The next chapter was up, and it was about 9:30, but seeing how the waiting chapter was a little over fifty-four hundred words, I decided to leave it for today, which was tomorrow yesterday.  I know:  wibbly-wobbly timey-whimey.  Don’t worry; I got this shit.

So it was off to bed with the Luna Moth.  The window open–which I can’t do at The Undisclosed Location because of noise–and the cool air entering the room.

Then the dreams hit . . .

I’ve been remembering bits and pieces of my dreams lately, but nothing that I would call complete.  But this one last night–it was vivid, it was long, and it was sort of condescending.  To make a long story short, it seemed most people I knew had a device that would tell you just about everything important about anyone you picked out.  Nearly everyone I knew was checking out things on everyone else–famous people, not-so-famous people, and people in our own little circle of friends.

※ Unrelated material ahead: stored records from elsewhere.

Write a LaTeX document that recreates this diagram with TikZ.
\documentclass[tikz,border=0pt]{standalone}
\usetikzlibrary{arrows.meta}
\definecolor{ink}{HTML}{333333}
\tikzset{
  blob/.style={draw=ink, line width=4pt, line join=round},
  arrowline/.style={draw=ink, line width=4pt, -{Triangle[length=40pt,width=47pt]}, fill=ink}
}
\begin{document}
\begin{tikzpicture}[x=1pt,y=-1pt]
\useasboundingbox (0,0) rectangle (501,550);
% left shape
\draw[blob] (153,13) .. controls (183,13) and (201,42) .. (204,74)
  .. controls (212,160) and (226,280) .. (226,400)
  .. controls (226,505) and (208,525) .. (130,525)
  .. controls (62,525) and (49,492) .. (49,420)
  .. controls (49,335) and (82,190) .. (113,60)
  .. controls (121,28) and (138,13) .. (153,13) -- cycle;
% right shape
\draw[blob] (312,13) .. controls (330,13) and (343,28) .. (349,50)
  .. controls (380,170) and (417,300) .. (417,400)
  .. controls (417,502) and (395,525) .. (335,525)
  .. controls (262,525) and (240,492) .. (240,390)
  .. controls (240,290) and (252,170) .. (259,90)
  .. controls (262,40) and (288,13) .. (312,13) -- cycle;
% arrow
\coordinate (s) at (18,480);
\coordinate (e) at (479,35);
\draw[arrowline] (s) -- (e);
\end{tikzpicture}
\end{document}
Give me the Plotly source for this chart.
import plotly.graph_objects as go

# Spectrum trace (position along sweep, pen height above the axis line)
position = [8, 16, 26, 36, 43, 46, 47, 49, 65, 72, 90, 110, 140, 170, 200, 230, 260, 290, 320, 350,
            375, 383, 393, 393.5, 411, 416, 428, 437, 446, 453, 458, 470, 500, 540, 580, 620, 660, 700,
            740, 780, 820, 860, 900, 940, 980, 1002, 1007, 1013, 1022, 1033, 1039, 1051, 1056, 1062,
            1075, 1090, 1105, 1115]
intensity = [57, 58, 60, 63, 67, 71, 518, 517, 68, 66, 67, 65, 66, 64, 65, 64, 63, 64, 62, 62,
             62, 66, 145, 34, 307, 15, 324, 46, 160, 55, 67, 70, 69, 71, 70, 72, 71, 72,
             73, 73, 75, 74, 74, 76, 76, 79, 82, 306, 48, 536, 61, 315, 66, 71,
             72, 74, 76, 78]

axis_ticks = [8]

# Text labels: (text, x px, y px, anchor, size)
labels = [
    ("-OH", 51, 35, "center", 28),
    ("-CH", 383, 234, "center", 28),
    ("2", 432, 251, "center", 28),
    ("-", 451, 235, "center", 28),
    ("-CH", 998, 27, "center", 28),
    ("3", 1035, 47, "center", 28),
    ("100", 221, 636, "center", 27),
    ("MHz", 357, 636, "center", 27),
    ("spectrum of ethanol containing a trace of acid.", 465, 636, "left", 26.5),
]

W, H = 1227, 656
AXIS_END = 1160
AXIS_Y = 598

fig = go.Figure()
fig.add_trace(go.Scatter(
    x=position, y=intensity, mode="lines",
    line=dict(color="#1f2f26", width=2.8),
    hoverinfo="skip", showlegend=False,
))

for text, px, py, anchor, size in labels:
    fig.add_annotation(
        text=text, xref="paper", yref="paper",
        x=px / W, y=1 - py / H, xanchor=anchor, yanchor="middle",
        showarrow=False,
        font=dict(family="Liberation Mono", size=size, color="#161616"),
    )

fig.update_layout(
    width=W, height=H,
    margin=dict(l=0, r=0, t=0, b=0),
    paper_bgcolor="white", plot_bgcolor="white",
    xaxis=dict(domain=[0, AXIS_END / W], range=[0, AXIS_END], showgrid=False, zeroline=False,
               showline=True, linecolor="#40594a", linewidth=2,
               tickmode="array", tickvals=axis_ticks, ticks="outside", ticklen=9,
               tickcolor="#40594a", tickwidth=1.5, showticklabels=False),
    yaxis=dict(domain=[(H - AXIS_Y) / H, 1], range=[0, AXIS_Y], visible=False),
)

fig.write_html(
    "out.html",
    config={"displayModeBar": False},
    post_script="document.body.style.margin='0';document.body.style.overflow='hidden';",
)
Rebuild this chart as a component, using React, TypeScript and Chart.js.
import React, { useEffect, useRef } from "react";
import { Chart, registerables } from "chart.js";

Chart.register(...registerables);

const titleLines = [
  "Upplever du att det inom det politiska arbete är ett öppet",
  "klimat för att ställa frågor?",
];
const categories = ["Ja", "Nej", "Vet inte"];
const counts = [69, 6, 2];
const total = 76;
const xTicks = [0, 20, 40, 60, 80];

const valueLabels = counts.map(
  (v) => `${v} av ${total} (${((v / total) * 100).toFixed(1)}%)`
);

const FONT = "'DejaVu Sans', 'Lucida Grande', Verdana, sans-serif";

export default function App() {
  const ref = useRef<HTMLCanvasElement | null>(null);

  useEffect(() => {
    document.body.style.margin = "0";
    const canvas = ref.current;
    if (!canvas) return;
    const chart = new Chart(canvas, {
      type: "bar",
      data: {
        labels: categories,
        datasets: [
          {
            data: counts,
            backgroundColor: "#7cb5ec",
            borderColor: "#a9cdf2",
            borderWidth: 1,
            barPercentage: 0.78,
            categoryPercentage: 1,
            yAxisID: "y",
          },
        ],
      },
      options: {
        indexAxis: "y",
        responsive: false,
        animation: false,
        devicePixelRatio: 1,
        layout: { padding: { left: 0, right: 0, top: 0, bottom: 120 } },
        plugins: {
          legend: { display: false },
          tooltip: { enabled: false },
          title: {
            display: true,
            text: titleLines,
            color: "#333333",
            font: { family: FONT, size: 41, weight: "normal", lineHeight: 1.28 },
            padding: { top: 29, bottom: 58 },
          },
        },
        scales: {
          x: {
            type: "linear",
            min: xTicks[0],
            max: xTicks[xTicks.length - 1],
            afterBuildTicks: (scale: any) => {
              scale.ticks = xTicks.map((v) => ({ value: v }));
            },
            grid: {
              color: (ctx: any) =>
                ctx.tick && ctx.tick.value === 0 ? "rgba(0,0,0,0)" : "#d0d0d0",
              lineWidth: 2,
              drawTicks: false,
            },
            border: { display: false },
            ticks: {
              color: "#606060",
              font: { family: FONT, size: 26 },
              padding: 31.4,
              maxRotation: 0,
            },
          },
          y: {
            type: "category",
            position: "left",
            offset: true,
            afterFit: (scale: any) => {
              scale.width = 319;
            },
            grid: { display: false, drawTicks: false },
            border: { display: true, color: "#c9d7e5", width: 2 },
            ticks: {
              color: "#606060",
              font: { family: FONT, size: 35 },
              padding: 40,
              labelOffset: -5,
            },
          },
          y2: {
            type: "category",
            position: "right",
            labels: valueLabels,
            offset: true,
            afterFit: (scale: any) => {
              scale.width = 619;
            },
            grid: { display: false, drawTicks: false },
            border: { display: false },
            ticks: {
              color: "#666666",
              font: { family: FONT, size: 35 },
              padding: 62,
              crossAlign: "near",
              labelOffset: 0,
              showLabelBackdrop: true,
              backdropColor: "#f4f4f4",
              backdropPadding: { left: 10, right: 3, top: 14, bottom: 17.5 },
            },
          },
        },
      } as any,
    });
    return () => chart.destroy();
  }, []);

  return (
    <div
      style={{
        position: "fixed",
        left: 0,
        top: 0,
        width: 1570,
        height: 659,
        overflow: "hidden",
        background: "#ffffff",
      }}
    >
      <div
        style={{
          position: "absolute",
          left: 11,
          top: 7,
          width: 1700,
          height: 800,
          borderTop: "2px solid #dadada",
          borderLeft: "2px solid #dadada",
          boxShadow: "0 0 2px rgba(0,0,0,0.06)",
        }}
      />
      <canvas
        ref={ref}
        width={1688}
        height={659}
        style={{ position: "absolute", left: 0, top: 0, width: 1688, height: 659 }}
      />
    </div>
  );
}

When they got to me, the readout was always the same:  blackness, with nothing written upon the dark background.  The slate was, so to speak, completely blank.

The only thing everyone in the dream took away from this was that I was not an interesting person, and nothing important had ever happened to me.

This went on for what seemed like hours.  Even with all the running around I did trying to find things to do, to find people to interact with, to conjure up some magic in this world that would make someone sit up and take notice–nothing.

The screen remained black.

Yeah, I know what you’re doing there, Subconscious.  All this talk I’ve given, and the words that I’ve written, about sending off my novel–this is your way of saying, “Hey, loser, stick to coding, because that’s something you at least know how to do.  If you’re gonna fail, fail at that.”

As people may, or may not know, I have made no secret that I have suffered from great doubt at times.  I think everyone who gets it in their head to do something creative, to try their hand at making something that can be appreciated by other, always reaches points where they step back and say, “This totally sucks.  Why am I wasting my time?”

I’m no different.  I have had more than a few “Worst Novel Evar!” moments, and I believe I’ll have them for some time to come.  It’s the way the creative mind works:  you are your own worst judge, your own worst critic.  Even when you’re creating something good, you think it’s the pits and should be left in an alley for the rats to consume.

But, I can look at this dream in another way . . . see, the screen was black, because the future, for me, hadn’t been written.  If there ever was a tabula rasa, that device was it.  My life hasn’t been written, and I can do anything I want.  I don’t need to worry about perception, because that hasn’t occurred.

I can look upon this, not in a negative way, but as the Schrödinger’s cat of dreams.  It can go anywhere, depending upon observation of events.  Until there, there is not future, and without a future, there isn’t a past.

So bring it, Dreams.  I’m two-thirds of my way through that big chapter, and I’ve got a story to write.

You really think you’re gonna hold me back?